▸ **Goal**: Retype every line from the start of the entries below down to the line with "80.0], [15.88, 78.79]]", both ends included; skip the pictures.

Begin Entries supplied

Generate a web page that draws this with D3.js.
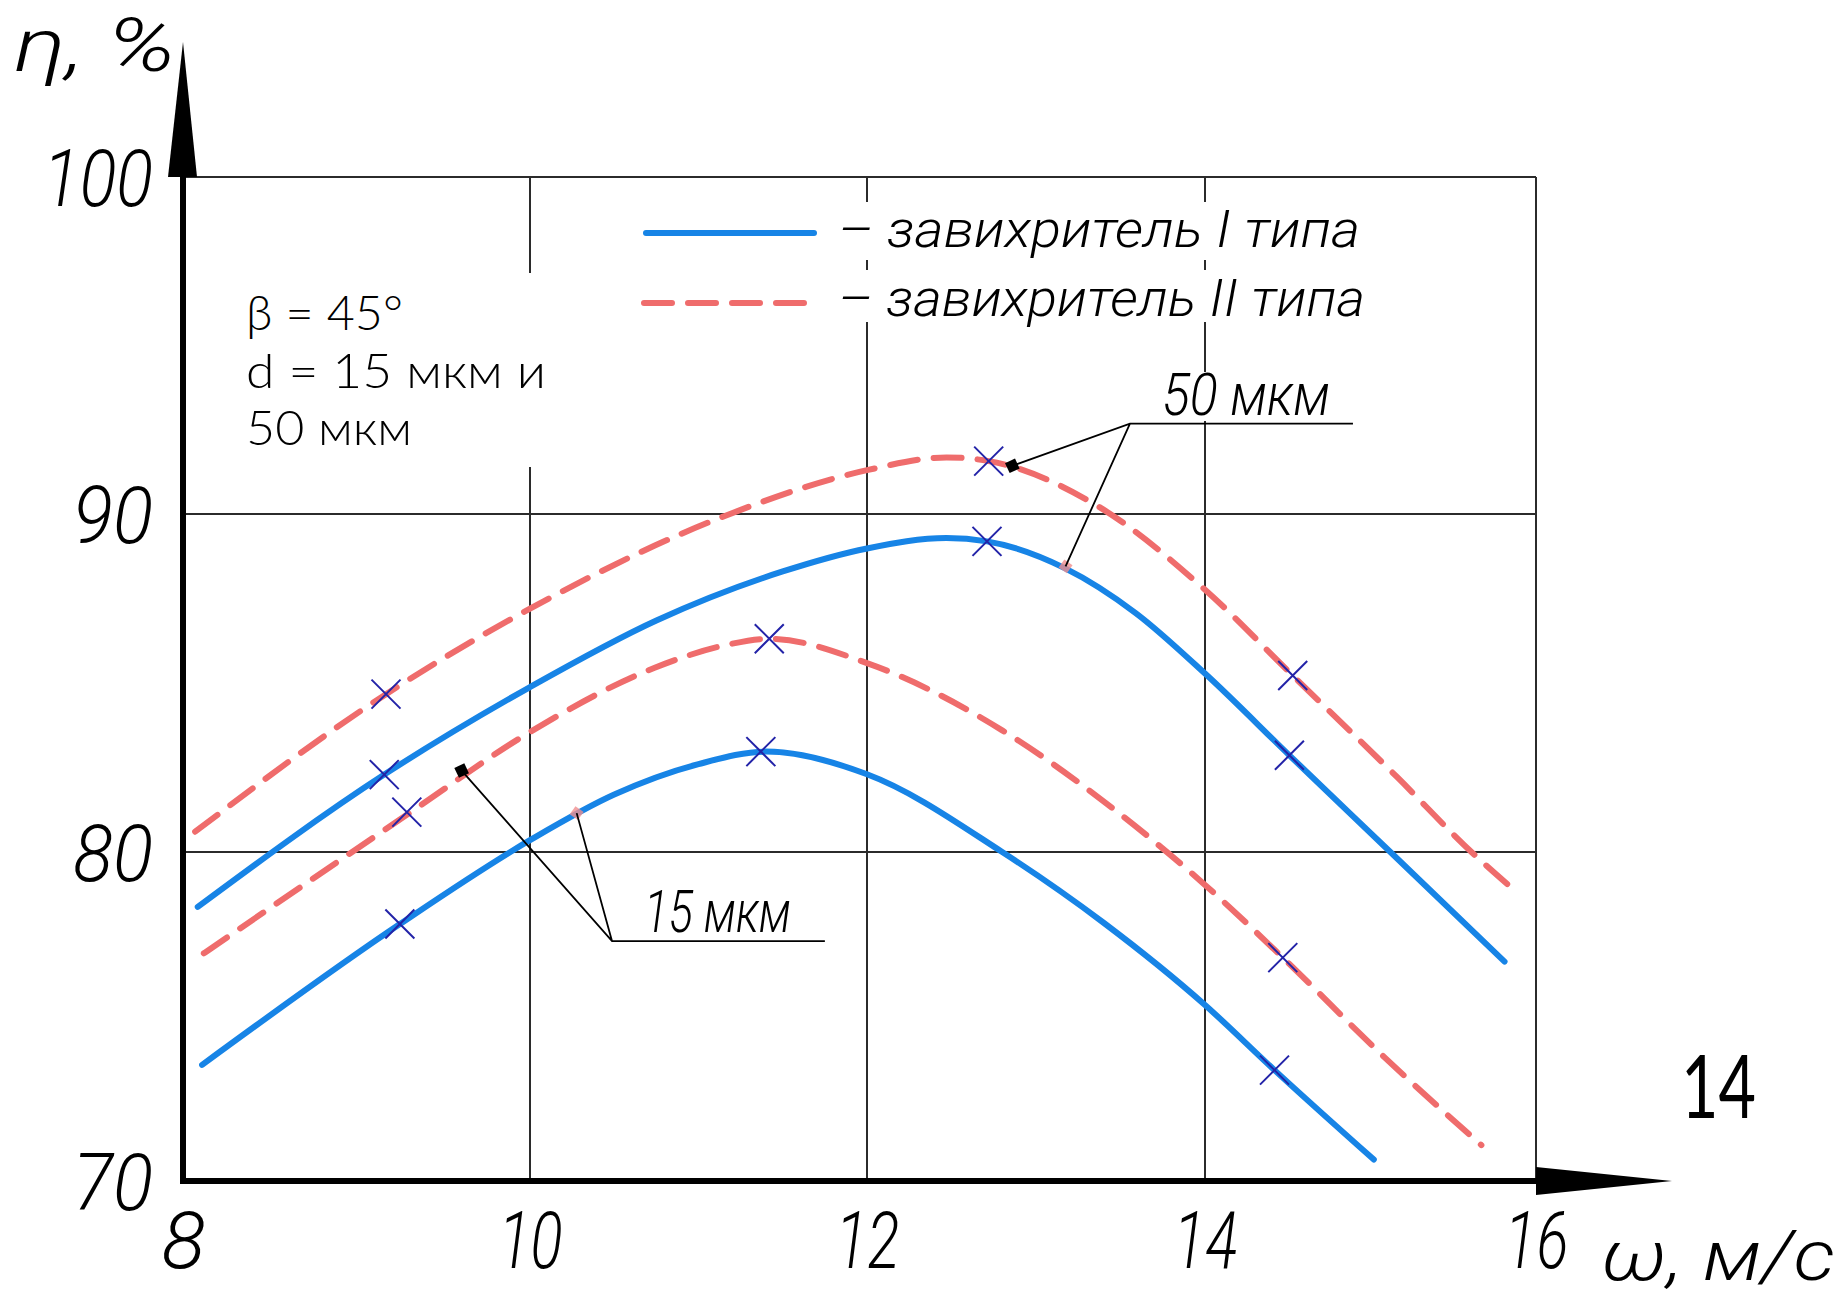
<!DOCTYPE html>
<html>
<head>
<meta charset="utf-8">
<script src="https://cdn.jsdelivr.net/npm/d3@7"></script>
<style>
  body { margin: 0; background: #fff; }
  svg { display: block; background: #fff; }
  .gost { font-family: Roboto, 'DejaVu Sans', sans-serif; font-style: italic; font-weight: 300; fill: #000; }
  .plain { font-family: Lato, 'Noto Sans', sans-serif; font-weight: 300; fill: #000; }
  .fig { font-family: Lato, 'Noto Sans', sans-serif; font-weight: 400; fill: #000; }
</style>
</head>
<body>
<svg id="chart" width="1846" height="1298"></svg>
<script>
// axis ticks
const xTicks = [8, 10, 12, 14, 16]
const yTicks = [70, 80, 90, 100]

// η(ω), d = 50 мкм
const d50typeI = [[8.085, 78.33], [9.16, 82.29], [10.0, 84.88], [10.75, 86.85], [11.5, 88.3], [12.0, 88.98],
    [12.47, 89.29], [12.71, 89.19], [13.17, 88.4], [13.59, 87.07], [14.0, 85.28], [14.51, 82.86], [15.12, 80.0], [15.81, 76.67]]
const d50typeII = [[8.07, 80.6], [9.17, 84.67], [10.0, 87.2], [11.16, 89.95], [12.0, 91.3], [12.47, 91.68],
    [12.72, 91.57], [13.36, 90.25], [14.0, 87.76], [14.53, 85.22], [15.16, 82.22], [15.61, 80.0], [15.88, 78.79]]

// η(ω), d = 15 мкм
const d15typeI = [[8.11, 73.53], [9.25, 77.81], [10.0, 80.35], [10.5, 81.7], [11.0, 82.6], [11.4, 82.97],
    [12.0, 82.3], [12.8, 80.0], [13.4, 77.85], [14.0, 75.35], [14.42, 73.37], [15.02, 70.65]]
const d15typeII = [[8.12, 76.92], [9.29, 81.1], [10.0, 83.55], [10.74, 85.45], [11.16, 86.12], [11.42, 86.31],
    [12.0, 85.59], [12.8, 83.6], [13.4, 81.5], [14.0, 79.0], [14.47, 76.79], [15.08, 73.78], [15.67, 71.09]]

// experimental points (x)
const marks = [[9.17, 84.67], [12.72, 91.57], [14.53, 85.22],
    [9.16, 82.29], [12.71, 89.19], [14.51, 82.86],
    [9.29, 81.18], [11.42, 86.31], [14.47, 76.79],
    [9.25, 77.81], [11.37, 82.97], [14.42, 73.37]]

const legendLabels = ['– завихритель I типа', '– завихритель II типа']
const noteLines = ['β = 45°', 'd = 15 мкм и', '50 мкм']

function main() {
    const svg = d3.select('#chart')
    const blue = '#1784e6', red = '#ef6c6c', navy = '#2323a8'

    const x = d3.scaleLinear().domain(xTicks).range([183, 530, 867, 1205, 1536])
    const y = d3.scaleLinear().domain(yTicks).range([1181, 852, 514, 177])

    // grid + frame
    const grid = svg.append('g').attr('stroke', '#2b2b2b').attr('stroke-width', 2)
    grid.selectAll('line.v')
        .data(xTicks.slice(1))
        .enter()
        .append('line')
        .attr('x1', d => x(d)).attr('x2', d => x(d))
        .attr('y1', y(100)).attr('y2', y(70))
    grid.selectAll('line.h')
        .data(yTicks.slice(1))
        .enter()
        .append('line')
        .attr('x1', x(8)).attr('x2', x(16))
        .attr('y1', d => y(d)).attr('y2', d => y(d))

    // white boxes behind the texts (they cut the grid lines)
    svg.append('rect').attr('x', 235).attr('y', 273).attr('width', 325).attr('height', 194).attr('fill', '#fff')
    svg.append('rect').attr('x', 830).attr('y', 202).attr('width', 540).attr('height', 58).attr('fill', '#fff')
    svg.append('rect').attr('x', 830).attr('y', 270).attr('width', 540).attr('height', 52).attr('fill', '#fff')
    svg.append('rect').attr('x', 1150).attr('y', 372).attr('width', 180).attr('height', 49).attr('fill', '#fff')

    // note
    svg.append('g').selectAll('text')
        .data(noteLines)
        .enter()
        .append('text')
        .attr('class', 'plain')
        .attr('font-size', 47)
        .attr('x', 246)
        .attr('y', (d, i) => 330 + i * 57.5)
        .attr('textLength', (d, i) => [157, 300, 166][i])
        .attr('lengthAdjust', 'spacingAndGlyphs')
        .text(d => d)

    // legend
    const legend = svg.append('g')
    legend.append('line')
        .attr('x1', 646).attr('x2', 814).attr('y1', 233).attr('y2', 233)
        .attr('stroke', blue).attr('stroke-width', 6).attr('stroke-linecap', 'round')
    legend.append('line')
        .attr('x1', 644).attr('x2', 807).attr('y1', 303).attr('y2', 303)
        .attr('stroke', red).attr('stroke-width', 6).attr('stroke-linecap', 'round')
        .attr('stroke-dasharray', '28 16')
    legend.selectAll('text')
        .data(legendLabels)
        .enter()
        .append('text')
        .attr('class', 'gost')
        .attr('font-size', 52)
        .attr('x', 838)
        .attr('y', (d, i) => 247 + i * 69)
        .attr('textLength', (d, i) => i ? 527 : 522)
        .attr('lengthAdjust', 'spacingAndGlyphs')
        .text(d => d)

    // curves
    const line = d3.line()
        .x(d => x(d[0]))
        .y(d => y(d[1]))
        .curve(d3.curveMonotoneX)

    const curves = [
        {data: d50typeII, color: red, dash: '28 16'},
        {data: d50typeI, color: blue, dash: null},
        {data: d15typeII, color: red, dash: '28 16'},
        {data: d15typeI, color: blue, dash: null},
    ]
    svg.append('g').selectAll('path')
        .data(curves)
        .enter()
        .append('path')
        .attr('d', d => line(d.data))
        .attr('fill', 'none')
        .attr('stroke', d => d.color)
        .attr('stroke-width', 6)
        .attr('stroke-linecap', 'round')
        .attr('stroke-dasharray', d => d.dash)

    // callouts
    const callouts = [
        {label: '50 мкм', knee: [13.556, 92.68], end: 14.894, box: [12.86, 91.43], tick: [13.175, 88.45], len: 168},
        {label: '15 мкм', knee: [10.487, 77.29], end: 11.75, box: [9.606, 82.41], tick: [10.277, 81.15], len: 147},
    ]
    const co = svg.append('g')
    callouts.forEach(c => {
        const kx = x(c.knee[0]), ky = y(c.knee[1])
        co.append('rect')
            .attr('x', x(c.tick[0]) - 5).attr('y', y(c.tick[1]) - 5)
            .attr('width', 10).attr('height', 10)
            .attr('fill', '#f08f8f').attr('opacity', 0.8)
            .attr('transform', 'rotate(35,' + x(c.tick[0]) + ',' + y(c.tick[1]) + ')')
        co.append('path')
            .attr('d', 'M' + x(c.end) + ',' + ky + 'L' + kx + ',' + ky + 'L' + x(c.box[0]) + ',' + y(c.box[1]) +
                'M' + kx + ',' + ky + 'L' + x(c.tick[0]) + ',' + y(c.tick[1]))
            .attr('fill', 'none').attr('stroke', '#000').attr('stroke-width', 1.8)
        co.append('rect')
            .attr('x', x(c.box[0]) - 5.5).attr('y', y(c.box[1]) - 5.5)
            .attr('width', 11).attr('height', 11)
            .attr('fill', '#000')
            .attr('transform', 'rotate(-25,' + x(c.box[0]) + ',' + y(c.box[1]) + ')')
        co.append('text')
            .attr('class', 'gost')
            .attr('font-size', 60)
            .attr('x', kx + 32)
            .attr('y', ky - 9)
            .attr('textLength', c.len)
            .attr('lengthAdjust', 'spacingAndGlyphs')
            .text(c.label)
    })

    // experimental points
    const r = 14.5
    svg.append('g').selectAll('path')
        .data(marks)
        .enter()
        .append('path')
        .attr('d', d => {
            const cx = x(d[0]), cy = y(d[1])
            return 'M' + (cx - r) + ',' + (cy - r) + 'L' + (cx + r) + ',' + (cy + r) +
                'M' + (cx - r) + ',' + (cy + r) + 'L' + (cx + r) + ',' + (cy - r)
        })
        .attr('stroke', navy)
        .attr('stroke-width', 2)
        .attr('fill', 'none')

    // axes
    const xAxis = svg.append('g')
        .attr('transform', 'translate(0,' + y(70) + ')')
        .call(d3.axisBottom(x).tickValues(xTicks).tickSize(0).tickPadding(30))
    xAxis.select('.domain').remove()
    xAxis.selectAll('text').attr('class', 'gost').attr('font-size', 80)
        .attr('textLength', d => d < 10 ? 44 : 64).attr('lengthAdjust', 'spacingAndGlyphs')

    const yAxis = svg.append('g')
        .attr('transform', 'translate(' + x(8) + ',0)')
        .call(d3.axisLeft(y).tickValues(yTicks).tickSize(0).tickPadding(30))
    yAxis.select('.domain').remove()
    yAxis.selectAll('text').attr('class', 'gost').attr('font-size', 80).attr('dy', '0.355em')
        .attr('textLength', d => d >= 100 ? 110 : 80).attr('lengthAdjust', 'spacingAndGlyphs')

    svg.append('path')
        .attr('d', 'M' + (x(8) - 3) + ',' + y(70) + 'H' + x(16) + 'M' + x(8) + ',' + (y(70) + 3) + 'V' + y(100))
        .attr('stroke', '#000').attr('stroke-width', 6).attr('fill', 'none')
    // arrow heads
    svg.append('path')
        .attr('d', 'M' + x(16) + ',' + (y(70) - 14) + 'L' + (x(16) + 136) + ',' + y(70) + 'L' + x(16) + ',' + (y(70) + 14) + 'Z')
        .attr('fill', '#000')
    svg.append('path')
        .attr('d', 'M' + (x(8) - 15) + ',' + y(100) + 'L' + x(8) + ',' + (y(100) - 135) + 'L' + (x(8) + 14) + ',' + y(100) + 'Z')
        .attr('fill', '#000')

    // axis titles
    svg.append('text').attr('class', 'gost').attr('font-size', 74)
        .attr('x', 14).attr('y', 71)
        .attr('textLength', 162).attr('lengthAdjust', 'spacingAndGlyphs')
        .text('η, %')
    svg.append('text').attr('class', 'gost').attr('font-size', 70)
        .attr('x', 1601).attr('y', 1280)
        .attr('textLength', 234).attr('lengthAdjust', 'spacingAndGlyphs')
        .text('ω, м/с')

    // figure number
    svg.append('text').attr('class', 'fig').attr('font-size', 88)
        .attr('x', 1681).attr('y', 1118)
        .attr('textLength', 75).attr('lengthAdjust', 'spacingAndGlyphs')
        .text('14')
}

main()
</script>
</body>
</html>
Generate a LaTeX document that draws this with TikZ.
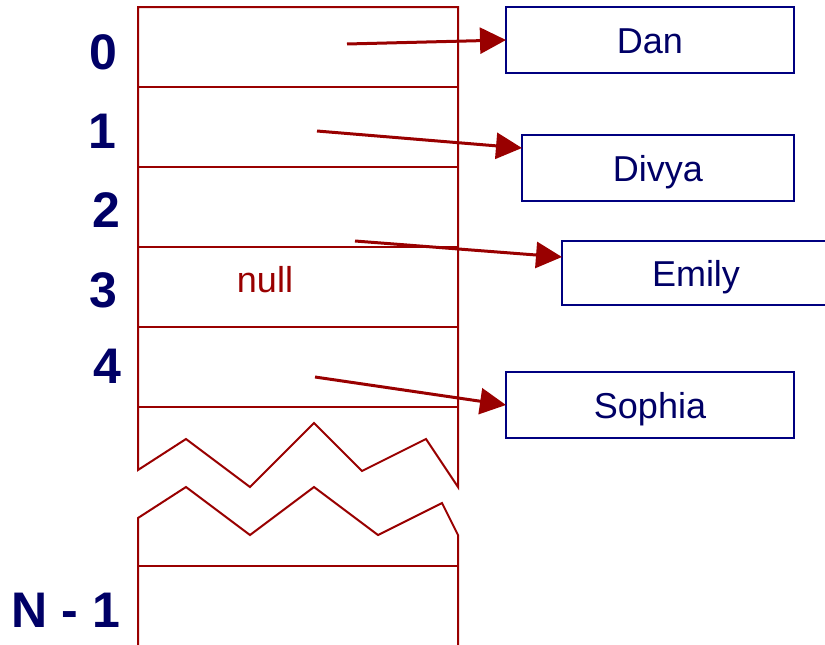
\documentclass[tikz,border=0pt]{standalone}
\usepackage{fontspec}
\setmainfont{Liberation Sans}
\usetikzlibrary{arrows.meta,calc}
\definecolor{arrred}{RGB}{153,0,0}
\definecolor{navytext}{RGB}{0,0,102}
\definecolor{navyline}{RGB}{0,0,128}

\begin{document}
\begin{tikzpicture}[x=1pt,y=-1pt,
  cell/.style={draw=arrred, line width=2pt, line join=miter},
  namebox/.style={draw=navyline, line width=2.5pt, inner sep=0pt, outer sep=0pt,
    text height=26pt, text depth=0pt, font=\fontsize{36}{40}\selectfont, text=navytext},
  idx/.style={anchor=base, inner sep=0pt, font=\fontsize{50}{56}\selectfont\bfseries, text=navytext},
  ptr/.style={draw=arrred, line width=3pt, -{Triangle[length=26pt,width=26pt]}},
]
\useasboundingbox (0,0) rectangle (825,645);
\clip (0,0) rectangle (825,645);

% upper part of the array, ending in a torn edge
\draw[cell] (138,7) -- (458,7) -- (458,487) -- (426,439) -- (362,471) -- (314,423)
  -- (250,487) -- (186,439) -- (138,470) -- cycle;
\foreach \y in {87,167,247,327,407}
  \draw[cell] (138,\y) -- (458,\y);

% lower part of the array, starting with a torn edge
\draw[cell] (138,650) -- (138,518) -- (186,487) -- (250,535) -- (314,487)
  -- (378,535) -- (442,503) -- (458,535) -- (458,650);
\draw[cell] (138,566) -- (458,566);

% indices
\node[idx] (i0) at (103,69) {0};
\node[idx] (i1) at (102,148) {1};
\node[idx] (i2) at (106,227) {2};
\node[idx] (i3) at (103,307) {3};
\node[idx] (i4) at (107,383) {4};
\node[idx] (iN) at (66,627) {N - 1};

% empty slot
\node[anchor=base, inner sep=0pt, text=arrred, font=\fontsize{36}{40}\selectfont] (nul) at (265,292) {null};

% referenced entries
\node[namebox, minimum width=288pt, minimum height=66pt] (dan) at (650,40) {Dan};
\node[namebox, minimum width=272pt, minimum height=66pt] (divya) at (658,168) {Divya};
\node[namebox, minimum width=268pt, minimum height=64pt] (emily) at (696,273) {Emily};
\node[namebox, minimum width=288pt, minimum height=66pt] (sophia) at (650,405) {Sophia};

% pointers from slots to entries
\coordinate (s0) at (347,44);
\coordinate (s1) at (317,131);
\coordinate (s2) at (355,241);
\coordinate (s4) at (315,377);
\draw[ptr] (s0) -- (dan.west);
\draw[ptr] (s1) -- ([yshift=-13pt]divya.north west);
\draw[ptr] (s2) -- ([yshift=-16pt]emily.north west);
\draw[ptr] (s4) -- (sophia.west);
\end{tikzpicture}
\end{document}
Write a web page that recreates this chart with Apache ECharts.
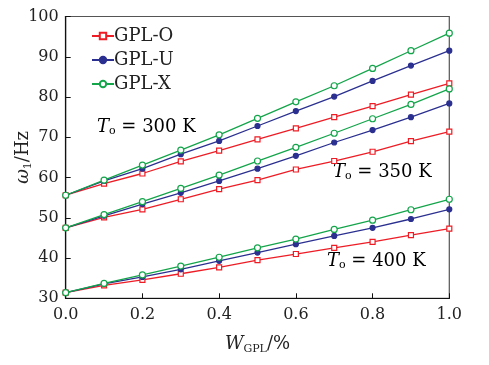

End Entries supplied

▸ **Correct answer**:
Generate a web page that draws this with D3.js.
<!DOCTYPE html>
<html>
<head>
<meta charset="utf-8">
<script src="https://cdn.jsdelivr.net/npm/d3@7"></script>
<style>
  body { margin: 0; background: #fff; }
  svg { display: block; background: #fff; }
  .gost { font-family: Roboto, 'DejaVu Sans', sans-serif; font-style: italic; font-weight: 300; fill: #000; }
  .plain { font-family: Lato, 'Noto Sans', sans-serif; font-weight: 300; fill: #000; }
  .fig { font-family: Lato, 'Noto Sans', sans-serif; font-weight: 400; fill: #000; }
</style>
</head>
<body>
<svg id="chart" width="1846" height="1298"></svg>
<script>
// axis ticks
const xTicks = [8, 10, 12, 14, 16]
const yTicks = [70, 80, 90, 100]

// η(ω), d = 50 мкм
const d50typeI = [[8.085, 78.33], [9.16, 82.29], [10.0, 84.88], [10.75, 86.85], [11.5, 88.3], [12.0, 88.98],
    [12.47, 89.29], [12.71, 89.19], [13.17, 88.4], [13.59, 87.07], [14.0, 85.28], [14.51, 82.86], [15.12, 80.0], [15.81, 76.67]]
const d50typeII = [[8.07, 80.6], [9.17, 84.67], [10.0, 87.2], [11.16, 89.95], [12.0, 91.3], [12.47, 91.68],
    [12.72, 91.57], [13.36, 90.25], [14.0, 87.76], [14.53, 85.22], [15.16, 82.22], [15.61, 80.0], [15.88, 78.79]]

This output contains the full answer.